Yeah Ryo, I will keep my line on lockdown from now on. I was very relieved when I got it to come out. I see your from portage county, maybe we can get out some time, im looking to find some smally spots on the hoga this spring.


----------



## Steelaholic (Sep 5, 2009)

I love cats. (DEAD ONES!)


----------



## Fishaholic69 (Apr 6, 2007)

had a cat once along time ago that ate some thread. needed major surgury and the cat was never right after that. be careful with fishing line or thread or stuff like that! also the dead cats comment is just dumb. if you don't like cats then thats fine but why they got to be dead? what they ever do to you? cats are great pets to have. I rather have a cat than a dog anyday even tho I don't wish death on dogs.. my cat is very smart, it doesn't have to go outside in the middle of the night to use the bathroom, it isn't full of fleas and it doesn't stink cause it gives itself a bath all the time. what else can ya ask for?


----------



## KSUFLASH (Apr 14, 2004)

Ever seen a cat eat the old school christmas tinsel? When it comes out, it is like poop on a string...haha!!

-KSU


----------



## CASSI (Nov 6, 2008)

I agree with you Fishaholic. "I love cats dead ones", that was fresh when I was about 12 years old.


----------



## Fishaholic69 (Apr 6, 2007)

KSUFLASH said:


> Ever seen a cat eat the old school christmas tinsel?

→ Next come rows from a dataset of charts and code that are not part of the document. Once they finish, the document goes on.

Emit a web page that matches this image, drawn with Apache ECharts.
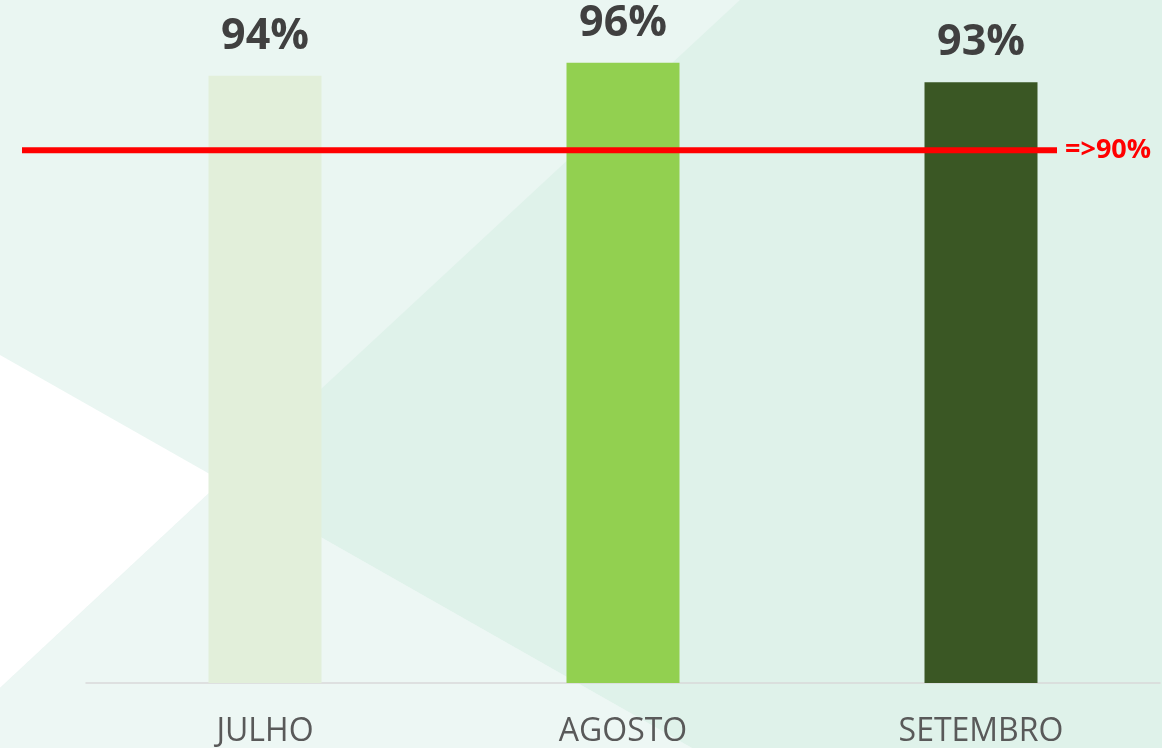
<!DOCTYPE html>
<html>
<head>
<meta charset="utf-8">
<script src="https://cdn.jsdelivr.net/npm/echarts@6/dist/echarts.min.js"></script>
<style>
  html, body { margin: 0; padding: 0; background: #eaf6f2; }
  #chart { width: 1162px; height: 748px; }
</style>
</head>
<body>
<div id="chart"></div>
<script>
// ---- data ----
const categories = ['JULHO', 'AGOSTO', 'SETEMBRO'];
const values = [94, 96, 93];
const thresholdValue = 90;
const thresholdLabel = '=>90%';

// ---- styles ----
const barColors = ['#e2efda', '#92d050', '#3a5724'];
const W = 1162, H = 748;

const chart = echarts.init(document.getElementById('chart'), null, { renderer: 'canvas' });

// background decorative wedges
const bg = [
  { type: 'rect', shape: { x: 0, y: 0, width: W, height: H }, style: { fill: '#eaf6f2' } },
  { type: 'polygon', shape: { points: [[740, 0], [W, 0], [W, H], [692, H], [222, 481]] }, style: { fill: '#dff2ea' } },
  { type: 'polygon', shape: { points: [[0, 355], [222, 481], [0, 688]] }, style: { fill: '#ffffff' } },
  { type: 'polygon', shape: { points: [[0, 688], [222, 481], [692, H], [0, H]] }, style: { fill: '#edf7f4' } }
].map(g => Object.assign(g, { z: -10, silent: true }));

const option = {
  animation: false,
  backgroundColor: '#eaf6f2',
  graphic: { elements: bg },
  grid: [
    { left: 86, right: 2, top: 37, bottom: 65 },
    { left: 22, right: 105, top: 91, bottom: 65 }
  ],
  xAxis: [
    {
      type: 'category', gridIndex: 0, data: categories,
      axisTick: { show: false },
      axisLine: { lineStyle: { color: '#d9d9d9', width: 1.5 } },
      axisLabel: { fontSize: 32, color: '#595959', fontFamily: 'Open Sans', margin: 33 }
    },
    {
      type: 'category', gridIndex: 1, data: ['a', 'b'], boundaryGap: false, show: false
    }
  ],
  yAxis: [
    { type: 'value', gridIndex: 0, min: 0, max: 100, show: false, splitLine: { show: false } },
    { type: 'value', gridIndex: 1, min: 0, max: 100, show: false, splitLine: { show: false } }
  ],
  series: [
    {
      type: 'bar', xAxisIndex: 0, yAxisIndex: 0,
      barWidth: 113,
      data: values.map((v, i) => ({ value: v, itemStyle: { color: barColors[i] } })),
      label: {
        show: true, position: 'top', distance: 18,
        formatter: p => p.value + '%',
        fontSize: 43, fontWeight: 'bold', color: '#404040', fontFamily: 'Open Sans'
      },
      z: 2
    },
    {
      type: 'line', xAxisIndex: 1, yAxisIndex: 1,
      data: [thresholdValue, thresholdValue],
      symbol: 'none',
      lineStyle: { color: '#ff0000', width: 6, cap: 'butt' },
      endLabel: {
        show: true, formatter: thresholdLabel, distance: 8,
        color: '#ff0000', fontSize: 27, fontWeight: 'bold', fontFamily: 'Open Sans'
      },
      z: 5
    }
  ]
};
chart.setOption(option);
</script>
</body>
</html>
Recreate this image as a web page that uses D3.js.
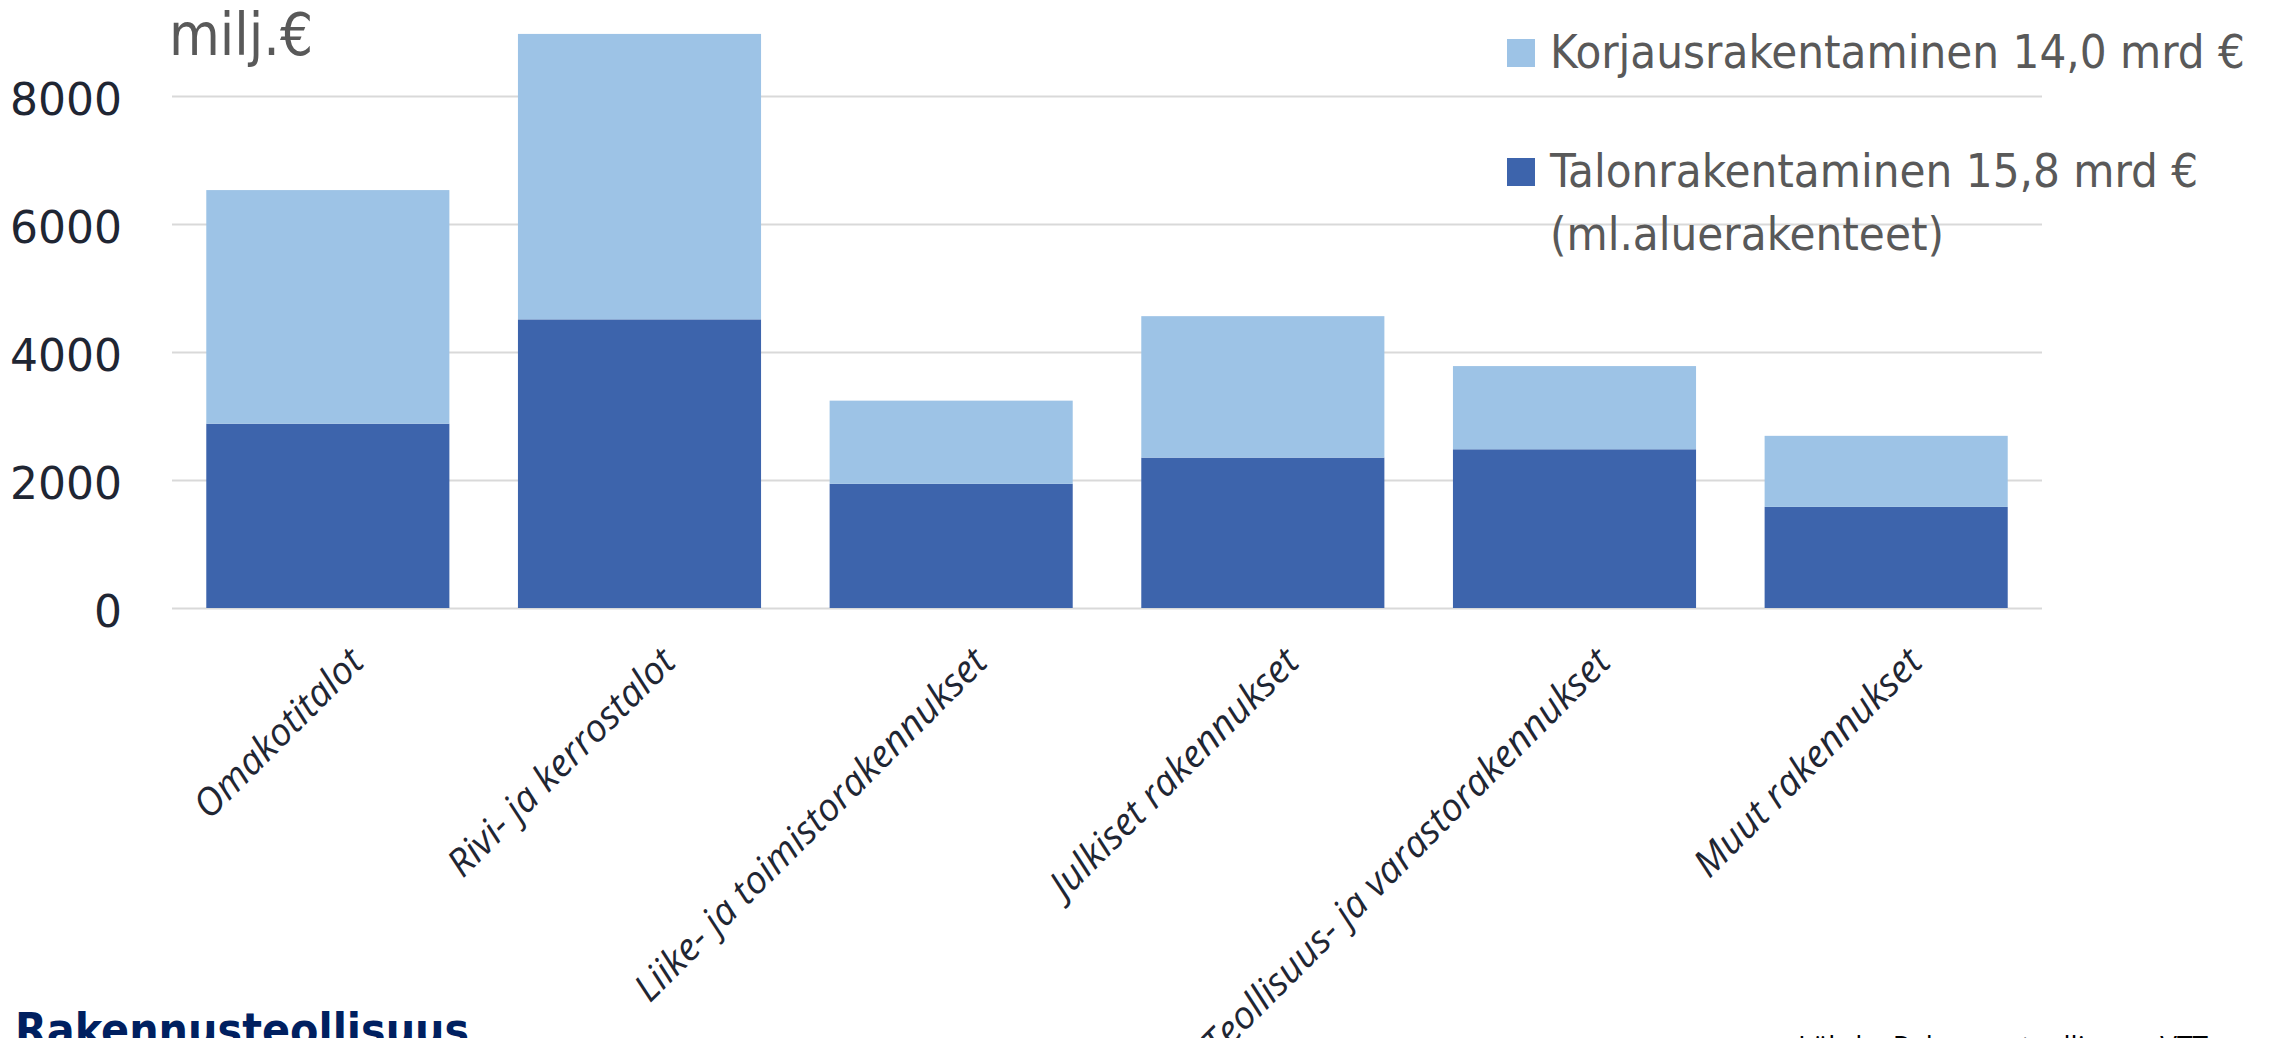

When it comes out, it is like poop on a string...haha!!
> 
> -KSU


haha


----------



## sploosh56 (Dec 31, 2008)

my cat loved to eat fishing line as well until he got a hook in his tail and took off running through the house while the fishing rod dragged behind him.


----------



## yetihw (Mar 3, 2008)

I don't know if this is true but I remember hearing or reading that cats eat their hair balls lying around so that any potential prey will not know that they are around, perhaps your cat confused the line for hair.


----------



## Tuna Can (Mar 17, 2006)

I dont' think his cat confused the line for hair, you know the saying "Curiosity......". My stupid cat will eat anything as well. I make sure I get all the line when I change it on the spools. My cat really prefers flowers and plants! I never have to buy flowers for my wife anymore cuz we wind up putting them in a cabinet or something so he can't get to them!


----------



## Fishaholic69 (Apr 6, 2007)

cats love string. no need to even buy toys really just give them a shoe lace or sumthing and they have a blast. I think since cats play with the string and stuff like sometimes they accidently swallow it a lil and once it starts going down they just swallow more and more instead of being smart like us and spitting it out. seen twisty ties and rubber bands in the litter box also. just got to be careful with stuff like that.


----------